An important advantage of making the evaluator accessible as a Lisp program is that we can implement alternative evaluation rules by describing these as modifications to the evaluator program. One place where we can use this power to good effect is to gain extra control over the ways in which computational models embody the notion of time, which was so central to the discussion in Chapter 3. There, we mitigated some of the complexities of state and assignment by using streams to decouple the representation of time in the world from time in the computer. Our stream programs, however, were sometimes cumbersome, because they were constrained by the applicative-order evaluation of Scheme. In 4.2, we’ll change the underlying language to provide for a more elegant approach, by modifying the evaluator to provide for normal-order evaluation.

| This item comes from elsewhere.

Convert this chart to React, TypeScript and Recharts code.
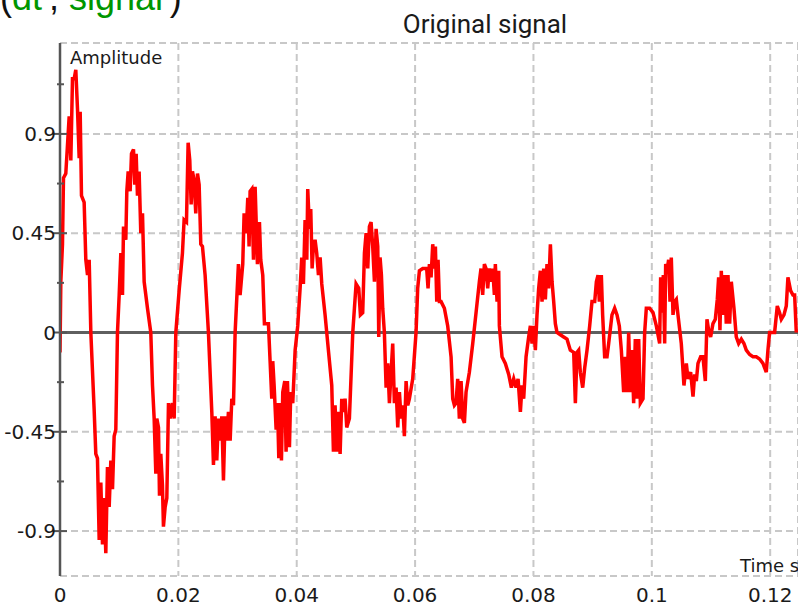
import { LineChart, Line, XAxis, YAxis, CartesianGrid, ReferenceLine } from 'recharts';

// axis setup
const xTicks = [0, 0.02, 0.04, 0.06, 0.08, 0.1, 0.12];
const yMajor = [-0.9, -0.45, 0, 0.45, 0.9];
const yMinor = [-0.675, -0.225, 0.225, 0.675, 1.125];
const yGrid = [-0.9, -0.45, 0.45, 0.9];
const xDomain = [0, 0.1247];
const yDomain = [-1.1035, 1.312];

// [time s, amplitude], one array per stretch of the trace
const part1 = [
  [0, -0.09], [0.00014, 0.23], [0.00042, 0.4], [0.00059, 0.7], [0.00098, 0.72],
  [0.00155, 0.98], [0.00183, 0.78], [0.00211, 1.15], [0.00239, 1.15], [0.00267, 1.19],
  [0.00296, 1.01], [0.00324, 0.79], [0.00341, 1.0], [0.00363, 0.62], [0.00408, 0.59],
  [0.00436, 0.33], [0.00465, 0.26], [0.00493, 0.33], [0.00521, 0], [0.00577, -0.35],
  [0.00605, -0.55], [0.00633, -0.57], [0.00662, -0.94], [0.0069, -0.68], [0.00718, -0.96],
  [0.00746, -0.75], [0.00774, -1.0], [0.00802, -0.61], [0.00831, -0.79], [0.00859, -0.58],
  [0.00887, -0.71], [0.00915, -0.47], [0.00943, -0.44], [0.00971, 0], [0.01, 0.17],
  [0.01028, 0.36], [0.01056, 0.17], [0.01073, 0.48], [0.01112, 0.42], [0.01129, 0.64],
  [0.01152, 0.73], [0.01185, 0.64], [0.01208, 0.81], [0.01242, 0.83], [0.01264, 0.67],
  [0.01287, 0.81], [0.01309, 0.62], [0.01337, 0.73], [0.01365, 0.45], [0.01394, 0.54],
  [0.01422, 0.23], [0.01478, 0.11], [0.01534, 0], [0.01563, -0.24], [0.01591, -0.39],
  [0.01619, -0.64], [0.01636, -0.39], [0.01664, -0.43], [0.01681, -0.74], [0.01703, -0.55],
  [0.01731, -0.69], [0.01748, -0.88], [0.01777, -0.79], [0.01805, -0.75], [0.01833, -0.32],
  [0.01861, -0.39], [0.019, -0.32], [0.01929, -0.39], [0.01957, 0], [0.02013, 0.19],
  [0.02069, 0.36], [0.02097, 0.51], [0.02137, 0.5], [0.02165, 0.86], [0.02193, 0.78],
  [0.02216, 0.58], [0.02238, 0.73], [0.02266, 0.69], [0.02294, 0.54], [0.02323, 0.72],
  [0.02351, 0.67], [0.02379, 0.4], [0.02407, 0.39],
];

const part2 = [
  [0.02452, 0.26], [0.02508, 0], [0.02565, -0.36], [0.02593, -0.6], [0.02621, -0.38],
  [0.02649, -0.58], [0.02677, -0.39], [0.02706, -0.49], [0.02734, -0.38], [0.02762, -0.67],
  [0.0279, -0.38], [0.02818, -0.49], [0.02846, -0.36], [0.02875, -0.49], [0.02903, -0.3],
  [0.02931, -0.33], [0.02959, 0], [0.03015, 0.31], [0.03043, 0.17], [0.03088, 0.31],
  [0.03111, 0.54], [0.03145, 0.45], [0.03173, 0.61], [0.03195, 0.39], [0.03212, 0.64],
  [0.0324, 0.65], [0.03269, 0.33], [0.03297, 0.66], [0.03314, 0.51], [0.03336, 0.31],
  [0.0337, 0.5], [0.03392, 0.33], [0.03426, 0.26], [0.03454, 0.04], [0.03522, 0.04],
  [0.0355, -0.13], [0.03578, -0.3], [0.03595, -0.13], [0.03618, -0.24], [0.03652, -0.44],
  [0.03674, -0.32], [0.03697, -0.57], [0.03719, -0.32], [0.03742, -0.58], [0.03764, -0.27],
  [0.03798, -0.22], [0.0382, -0.54], [0.03843, -0.22], [0.03877, -0.52], [0.03899, -0.27],
  [0.03933, -0.32], [0.03973, -0.08], [0.04017, 0.03], [0.04057, 0.2], [0.04085, 0.34],
  [0.04113, 0.22], [0.04141, 0.51], [0.0417, 0.33], [0.04186, 0.65], [0.04215, 0.47],
  [0.04237, 0.56], [0.0426, 0.29], [0.04282, 0.39], [0.0431, 0.42], [0.04338, 0.36],
  [0.04367, 0.26], [0.04395, 0.34], [0.04423, 0.22], [0.04479, 0.08], [0.04535, -0.08],
  [0.04592, -0.24], [0.0462, -0.54], [0.04648, -0.33], [0.04676, -0.54], [0.04704, -0.36],
  [0.04733, -0.55], [0.04761, -0.3], [0.04789, -0.36], [0.04817, -0.3], [0.04845, -0.43],
];

const part3 = [
  [0.0489, -0.39], [0.04947, 0], [0.04975, 0.11], [0.05003, 0.22], [0.05048, 0.2],
  [0.05076, 0.08], [0.05115, 0.09], [0.05144, 0.36], [0.05172, 0.45], [0.052, 0.29],
  [0.05228, 0.48], [0.05256, 0.5], [0.05284, 0.39], [0.05313, 0.23], [0.05341, 0.47],
  [0.05369, 0.39], [0.05386, -0.02], [0.05408, 0.34], [0.05431, 0.26], [0.05453, 0.11],
  [0.05481, 0], [0.0551, -0.25], [0.05538, -0.14], [0.05566, -0.32], [0.05594, -0.18],
  [0.05622, -0.05], [0.0565, -0.32], [0.05679, -0.25], [0.05707, -0.43], [0.05735, -0.27],
  [0.05763, -0.39], [0.05791, -0.33], [0.05819, -0.47], [0.05848, -0.22], [0.05876, -0.33],
  [0.05904, -0.3], [0.0596, -0.21], [0.06016, 0], [0.06044, 0.2], [0.06073, 0.28],
  [0.06129, 0.29], [0.06196, 0.29], [0.06219, 0.2], [0.06242, 0.31], [0.0627, 0.25],
  [0.06298, 0.4], [0.06326, 0.29], [0.06343, 0.39], [0.06366, 0.14], [0.06388, 0.33],
  [0.06411, 0.14], [0.06439, 0.14], [0.06495, 0.11], [0.06551, 0.03], [0.06608, -0.11],
  [0.06636, -0.3], [0.06664, -0.33], [0.06692, -0.32], [0.0672, -0.21], [0.06748, -0.39],
  [0.06777, -0.22], [0.06805, -0.39], [0.06833, -0.41], [0.06861, -0.27], [0.06917, -0.18],
  [0.06974, -0.05], [0.0703, 0.09], [0.07086, 0.23], [0.07114, 0.29], [0.07142, 0.17],
  [0.07171, 0.31], [0.07199, 0.29], [0.07227, 0.2], [0.07255, 0.29], [0.07283, 0.23],
  [0.07311, 0.29], [0.0734, 0.17],
];

const part4 = [
  [0.07356, 0.31], [0.07385, 0.14], [0.07413, 0.28], [0.07424, 0.03], [0.07469, -0.11],
  [0.07525, -0.14], [0.07582, -0.19], [0.07627, -0.25], [0.07666, -0.21], [0.07706, -0.25],
  [0.0774, -0.21], [0.07779, -0.36], [0.07807, -0.24], [0.07835, -0.3], [0.07875, -0.11],
  [0.07919, -0.02], [0.07948, 0.03], [0.07976, -0.05], [0.08004, 0.03], [0.08032, -0.08],
  [0.0806, 0.08], [0.08088, 0.2], [0.08117, 0.28], [0.08145, 0.14], [0.08173, 0.29],
  [0.08201, 0.15], [0.08229, 0.31], [0.08257, 0.2], [0.08286, 0.4], [0.08314, 0.23],
  [0.08342, 0.14], [0.0837, 0.04], [0.08398, 0], [0.08454, -0.01], [0.08511, -0.02],
  [0.08567, -0.03], [0.08623, -0.08], [0.0868, -0.09], [0.08708, -0.32], [0.08736, -0.09],
  [0.08764, -0.08], [0.08792, -0.18], [0.08832, -0.25], [0.08866, -0.16], [0.08905, -0.08],
  [0.0895, 0.03], [0.08989, 0.14], [0.09035, 0.14], [0.09063, 0.23], [0.09091, 0.26],
  [0.09113, 0.14], [0.09147, 0.26], [0.09169, 0.08], [0.09203, -0.11], [0.09243, -0.11],
  [0.09271, -0.05], [0.09327, 0.08], [0.09372, 0.11], [0.09412, 0.08], [0.09451, 0.03],
  [0.09485, -0.08], [0.09524, -0.27], [0.09552, -0.11], [0.0958, -0.27], [0.09609, 0],
  [0.09637, -0.27], [0.09665, -0.08], [0.09693, -0.32], [0.09721, -0.03], [0.0975, -0.3],
  [0.09778, -0.03], [0.09806, -0.32],
];

const part5 = [
  [0.09851, -0.3], [0.09879, 0], [0.09907, 0.11], [0.09963, 0.11], [0.1002, 0.09],
  [0.10076, 0.03], [0.10132, -0.05], [0.10149, 0.25], [0.10172, 0.09], [0.10194, 0.26],
  [0.10217, -0.05], [0.10234, 0.31], [0.10262, 0.29], [0.10284, 0.33], [0.10307, 0.14],
  [0.10329, 0.34], [0.10358, 0.08], [0.10386, 0.14], [0.10414, 0.15], [0.10442, 0.08],
  [0.10498, -0.05], [0.10543, -0.24], [0.10583, -0.14], [0.10611, -0.21], [0.10656, -0.18],
  [0.10696, -0.29], [0.10724, -0.19], [0.10752, -0.22], [0.1078, -0.14], [0.10825, -0.11],
  [0.10864, -0.11], [0.10904, -0.22], [0.10932, 0.06], [0.1096, 0.01], [0.10994, -0.02],
  [0.11033, 0.04], [0.11073, 0.06], [0.11106, 0.15], [0.11129, 0.25], [0.11151, 0.01],
  [0.11174, 0.28], [0.11202, 0.08], [0.1123, 0.26], [0.11258, 0.04], [0.11287, 0.26],
  [0.11315, 0.04], [0.11343, 0.23], [0.11388, 0.11], [0.11427, -0.02], [0.11467, -0.05],
  [0.11512, -0.03], [0.11557, -0.05], [0.11596, -0.08], [0.11653, -0.1], [0.11709, -0.11],
  [0.11765, -0.11], [0.11821, -0.12], [0.11878, -0.14], [0.11934, -0.18], [0.11962, -0.08],
  [0.1199, 0], [0.1203, 0], [0.12075, 0], [0.1212, 0.12], [0.12159, 0.09],
  [0.12188, 0.06], [0.12233, 0.08], [0.12272, 0.12], [0.123, 0.25], [0.12345, 0.19],
  [0.12385, 0.17], [0.12413, 0.17], [0.12441, 0],
];

const signal = [...part1, ...part2, ...part3, ...part4, ...part5].map(([t, v]) => ({ t, v }));

const tickFont = { fontFamily: 'DejaVu Sans', fontSize: 20, fill: '#1a1a1a' };

function YTick(props: any) {
  const { x, y, payload } = props;
  const major = yMajor.includes(payload.value);
  const ax = x + 4;
  return (
    <g>
      <line x1={ax - (major ? 7 : 3)} x2={ax + (major ? 7 : 4)} y1={y} y2={y} stroke="#555" strokeWidth={2} />
      {major && (
        <text x={x} y={y} dy="0.36em" textAnchor="end" {...tickFont}>
          {String(payload.value)}
        </text>
      )}
    </g>
  );
}

export default function App() {
  return (
    <div style={{ position: 'absolute', left: 0, top: 0, width: 798, height: 606, overflow: 'hidden', background: '#fff' }}>
      <LineChart width={798} height={606} data={signal} margin={{ top: 43, right: 0, bottom: 0, left: 0 }}>
        <CartesianGrid horizontal={false} stroke="#c8c8c8" strokeWidth={2} strokeDasharray="7 4" />
        {yGrid.map((g) => (
          <ReferenceLine key={g} y={g} stroke="#c8c8c8" strokeWidth={2} strokeDasharray="7 4" />
        ))}
        <ReferenceLine y={yDomain[1]} stroke="#c8c8c8" strokeWidth={2} strokeDasharray="7 4" />
        <ReferenceLine y={yDomain[0]} stroke="#c8c8c8" strokeWidth={2} strokeDasharray="7 4" />
        <XAxis
          dataKey="t"
          type="number"
          domain={xDomain}
          ticks={xTicks}
          interval={0}
          height={30}
          axisLine={false}
          tickLine={false}
          tickSize={0}
          tickMargin={12}
          tick={tickFont}
          allowDataOverflow
        />
        <YAxis
          type="number"
          domain={yDomain}
          ticks={[...yMajor, ...yMinor]}
          interval={0}
          width={60}
          axisLine={{ stroke: '#555', strokeWidth: 2.5 }}
          tickLine={false}
          tickSize={0}
          tickMargin={4}
          tick={<YTick />}
          allowDataOverflow
        />
        <ReferenceLine y={0} stroke="#5f5f5f" strokeWidth={3} />
        <Line
          dataKey="v"
          type="linear"
          stroke="#ff0000"
          strokeWidth={3.5}
          dot={false}
          isAnimationActive={false}
        />
      </LineChart>
      <svg width={798} height={606} style={{ position: 'absolute', left: 0, top: 0, pointerEvents: 'none' }}>
        <text x={0} y={10} fontFamily="Liberation Sans" fontSize={36}>
          <tspan fill="#111">(</tspan>
          <tspan fill="#009600">dt</tspan>
          <tspan fill="#111">', </tspan>
          <tspan fill="#009600">signal</tspan>
          <tspan fill="#111">')</tspan>
        </text>
        <text x={485} y={33} textAnchor="middle" fontFamily="Roboto" fontSize={26} fill="#1a1a1a">
          Original signal
        </text>
        <text x={70} y={64} fontFamily="DejaVu Sans" fontSize={18} fill="#1a1a1a">
          Amplitude
        </text>
        <text x={740} y={572} fontFamily="DejaVu Sans" fontSize={18} fill="#1a1a1a">
          Time sec
        </text>
      </svg>
    </div>
  );
}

Section 4.3 implements a more ambitious linguistic change, whereby expressions have many values, rather than just a single value. In this language of nondeterministic computing, it is natural to express processes that generate all possible values for expressions and then search for those values that satisfy certain constraints. In terms of models of computation and time, this is like having time branch into a set of “possible futures” and then searching for appropriate time lines. With our nondeterministic evaluator, keeping track of multiple values and performing searches are handled automatically by the underlying mechanism of the language.

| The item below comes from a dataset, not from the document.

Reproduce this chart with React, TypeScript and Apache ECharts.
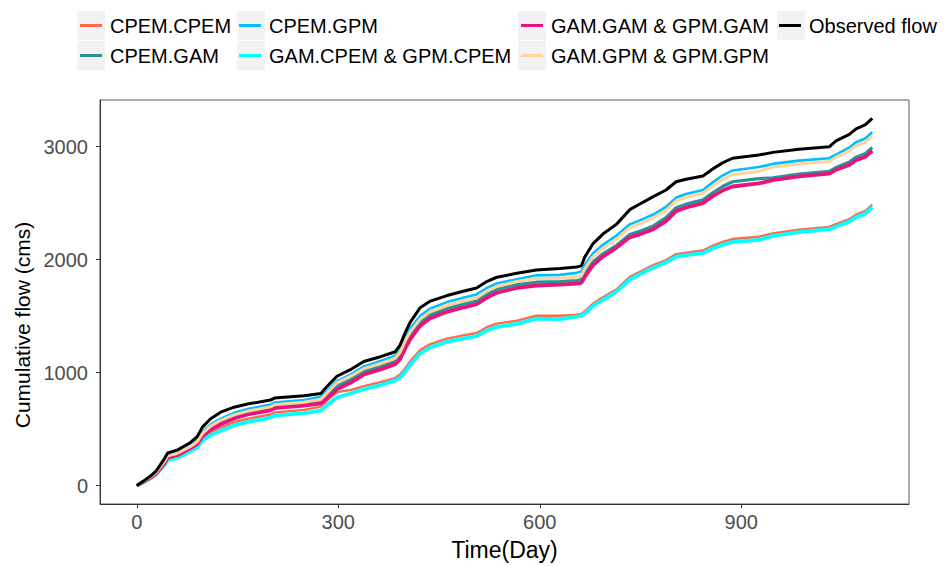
import React, { useEffect, useRef } from "react";
import * as echarts from "echarts";

const days = [0, 10, 21, 29, 41, 46, 61, 80, 90, 98, 110, 125, 145, 165, 199, 205, 249, 274, 284, 298, 318, 338, 363, 385, 392, 400, 407, 422, 437, 462, 486, 506, 521, 536, 566, 595, 630, 655, 662, 667, 679, 694, 714, 734, 749, 769, 788, 803, 818, 843, 858, 872, 887, 926, 947, 986, 1031, 1041, 1061, 1071, 1085, 1095];

const observed = [0, 40, 87, 130, 237, 289, 317, 382, 434, 520, 592, 650, 694, 722, 757, 775, 795, 815, 881, 968, 1026, 1098, 1141, 1185, 1243, 1358, 1445, 1575, 1633, 1682, 1720, 1749, 1806, 1844, 1879, 1908, 1922, 1935, 1945, 2023, 2139, 2226, 2312, 2442, 2492, 2558, 2616, 2689, 2711, 2740, 2804, 2856, 2897, 2925, 2949, 2977, 2998, 3050, 3108, 3157, 3194, 3250];

const cpemGpm = [0, 37, 80, 120, 218, 269, 297, 361, 404, 477, 542, 592, 644, 679, 717, 735, 757, 786, 841, 924, 982, 1055, 1103, 1150, 1203, 1315, 1390, 1503, 1568, 1624, 1662, 1692, 1749, 1789, 1827, 1861, 1865, 1883, 1895, 1953, 2054, 2131, 2211, 2312, 2347, 2399, 2466, 2549, 2581, 2616, 2686, 2744, 2789, 2819, 2847, 2876, 2897, 2930, 2993, 3039, 3074, 3127];

const gpmGpm = [0, 36, 78, 117, 213, 263, 287, 347, 389, 462, 527, 578, 626, 659, 697, 715, 737, 763, 825, 910, 966, 1035, 1081, 1128, 1178, 1286, 1360, 1474, 1540, 1596, 1634, 1663, 1720, 1764, 1806, 1833, 1835, 1848, 1858, 1918, 2024, 2101, 2182, 2282, 2317, 2370, 2436, 2519, 2551, 2587, 2654, 2708, 2751, 2781, 2819, 2847, 2868, 2905, 2963, 3007, 3041, 3093];

const cpemGam = [0, 35, 75, 112, 203, 253, 278, 340, 379, 450, 512, 560, 610, 644, 682, 700, 723, 745, 799, 881, 939, 1011, 1054, 1098, 1150, 1258, 1332, 1445, 1510, 1566, 1604, 1634, 1691, 1736, 1778, 1800, 1806, 1815, 1823, 1878, 1979, 2051, 2125, 2222, 2252, 2298, 2371, 2459, 2491, 2529, 2594, 2647, 2689, 2717, 2724, 2757, 2781, 2815, 2863, 2907, 2939, 2992];

const gpmGam = [0, 34, 73, 110, 198, 247, 271, 332, 369, 439, 497, 543, 594, 630, 667, 685, 708, 728, 776, 852, 910, 983, 1029, 1075, 1118, 1219, 1295, 1416, 1481, 1538, 1576, 1605, 1662, 1707, 1749, 1771, 1778, 1787, 1794, 1848, 1949, 2026, 2104, 2197, 2224, 2269, 2341, 2429, 2461, 2500, 2564, 2611, 2647, 2674, 2703, 2737, 2761, 2795, 2838, 2879, 2911, 2963];

const cpemCpem = [0, 33, 71, 107, 193, 241, 262, 318, 354, 419, 472, 514, 561, 592, 629, 647, 670, 699, 756, 828, 846, 881, 916, 954, 983, 1041, 1100, 1199, 1253, 1301, 1330, 1351, 1402, 1434, 1460, 1503, 1503, 1513, 1520, 1543, 1609, 1666, 1735, 1847, 1892, 1951, 1996, 2049, 2061, 2081, 2124, 2156, 2182, 2203, 2232, 2265, 2290, 2315, 2358, 2399, 2432, 2486];

const gpmCpem = [0, 30, 66, 100, 178, 226, 247, 304, 338, 399, 447, 486, 533, 564, 601, 619, 642, 664, 715, 780, 815, 853, 890, 931, 955, 1011, 1070, 1171, 1224, 1272, 1301, 1322, 1373, 1405, 1431, 1478, 1474, 1495, 1503, 1523, 1588, 1645, 1714, 1826, 1871, 1931, 1975, 2027, 2039, 2058, 2100, 2132, 2156, 2174, 2211, 2243, 2269, 2293, 2336, 2376, 2409, 2463];

const xTicks = [0, 300, 600, 900];
const yTicks = [0, 1000, 2000, 3000];

const seriesNames = [
  "CPEM.CPEM",
  "CPEM.GAM",
  "CPEM.GPM",
  "GAM.CPEM & GPM.CPEM",
  "GAM.GAM & GPM.GAM",
  "GAM.GPM & GPM.GPM",
  "Observed flow",
];
const seriesValues = [cpemCpem, cpemGam, cpemGpm, gpmCpem, gpmGam, gpmGpm, observed];
const seriesColors = ["#FF6A4D", "#2A9494", "#00BFFF", "#00FFFF", "#E8137C", "#FFD39B", "#000000"];
const seriesWidths = [2.4, 3.2, 2.6, 3.8, 3.8, 3, 3];

const FONT = "'Liberation Sans', Arial, sans-serif";

export default function App() {
  const ref = useRef<HTMLDivElement>(null);
  useEffect(() => {
    document.body.style.margin = "0";
    if (!ref.current) return;
    const chart = echarts.init(ref.current, null, { renderer: "svg" });

    const series = seriesNames.map((name, i) => ({
      name,
      type: "line",
      data: days.map((d, j) => [d, seriesValues[i][j]]),
      showSymbol: false,
      symbol: "none",
      lineStyle: { color: seriesColors[i], width: seriesWidths[i] },
      itemStyle: { color: seriesColors[i] },
      z: 2 + i,
    }));

    const legendCols = [
      { left: 80, names: [seriesNames[0], seriesNames[1]] },
      { left: 239, names: [seriesNames[2], seriesNames[3]] },
      { left: 521, names: [seriesNames[4], seriesNames[5]] },
      { left: 779, names: [seriesNames[6]] },
    ];
    const legends = legendCols.map((c) => ({
      show: true,
      orient: "vertical",
      left: c.left,
      top: 11,
      padding: 0,
      itemGap: 1,
      itemWidth: 22,
      itemHeight: 3,
      icon: "rect",
      selectedMode: false,
      data: c.names,
      textStyle: { fontSize: 20, lineHeight: 29, color: "#000", fontFamily: FONT, padding: [0, 0, 0, 3] },
    }));

    const graphics: any[] = [];
    const boxPos = [
      [77, 11], [77, 41], [237, 11], [237, 41], [518, 11], [518, 41], [777, 11],
    ];
    boxPos.forEach(([x, y]) => {
      graphics.push({ type: "rect", shape: { x, y, width: 28, height: 29 }, style: { fill: "#F2F2F2" }, z: 0 });
    });
    graphics.push({
      type: "text",
      x: 22,
      y: 325,
      rotation: Math.PI / 2,
      style: { text: "Cumulative flow (cms)", fontSize: 21, fill: "#000", fontFamily: FONT, align: "center", verticalAlign: "middle" },
    });

    chart.setOption({
      animation: false,
      backgroundColor: "#fff",
      textStyle: { fontFamily: FONT },
      graphic: graphics,
      legend: legends,
      grid: { left: 100, top: 100, right: 35, bottom: 55, show: true, borderColor: "#5a5a5a", borderWidth: 1 },
      xAxis: {
        type: "value",
        min: -54.75,
        max: 1149.75,
        name: "Time(Day)",
        nameLocation: "middle",
        nameGap: 34,
        nameTextStyle: { fontSize: 23, color: "#000", fontFamily: FONT },
        axisLine: { show: true, onZero: false, lineStyle: { color: "#333", width: 1 } },
        axisTick: { show: true, length: 4, customValues: xTicks, lineStyle: { color: "#333" } },
        axisLabel: { customValues: xTicks, fontSize: 20, color: "#4D4D4D", margin: 8, fontFamily: FONT, formatter: (v: number) => String(v) },
        splitLine: { show: false },
      },
      yAxis: {
        type: "value",
        min: -162.5,
        max: 3412.5,
        axisLine: { show: true, onZero: false, lineStyle: { color: "#333", width: 1 } },
        axisTick: { show: true, length: 4, customValues: yTicks, lineStyle: { color: "#333" } },
        axisLabel: { customValues: yTicks, fontSize: 20, color: "#4D4D4D", margin: 12, fontFamily: FONT, formatter: (v: number) => String(v) },
        splitLine: { show: false },
      },
      series,
    });
    return () => chart.dispose();
  }, []);
  return <div ref={ref} style={{ width: 944, height: 566 }} />;
}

In 4.4 we implement a logic-programming language in which knowledge is expressed in terms of relations, rather than in terms of computations with inputs and outputs. Even though this makes the language drastically different from Lisp, or indeed from any conventional language, we will see that the logic-programming evaluator shares the essential structure of the Lisp evaluator.

Footnotes

²⁰⁵ The same idea is pervasive throughout all of engineering. For example, electrical engineers use many different languages for describing circuits. Two of these are the language of electrical networks and the language of electrical systems. The network language emphasizes the physical modeling of devices in terms of discrete electrical elements. The primitive objects of the network language are primitive electrical components such as resistors, capacitors, inductors, and transistors, which are characterized in terms of physical variables called voltage and current. When describing circuits in the network language, the engineer is concerned with the physical characteristics of a design. In contrast, the primitive objects of the system language are signal-processing modules such as filters and amplifiers. Only the functional behavior of the modules is relevant, and signals are manipulated without concern for their physical realization as voltages and currents. The system language is erected on the network language, in the sense that the elements of signal-processing systems are constructed from electrical networks. Here, however, the concerns are with the large-scale organization of electrical devices to solve a given application problem; the physical feasibility of the parts is assumed. This layered collection of languages is another example of the stratified design technique illustrated by the picture language of 2.2.4.

²⁰⁶ The most important features that our evaluator leaves out are mechanisms for handling errors and supporting debugging. For a more extensive discussion of evaluators, see Friedman et al. 1992, which gives an exposition of programming languages that proceeds via a sequence of evaluators written in Scheme.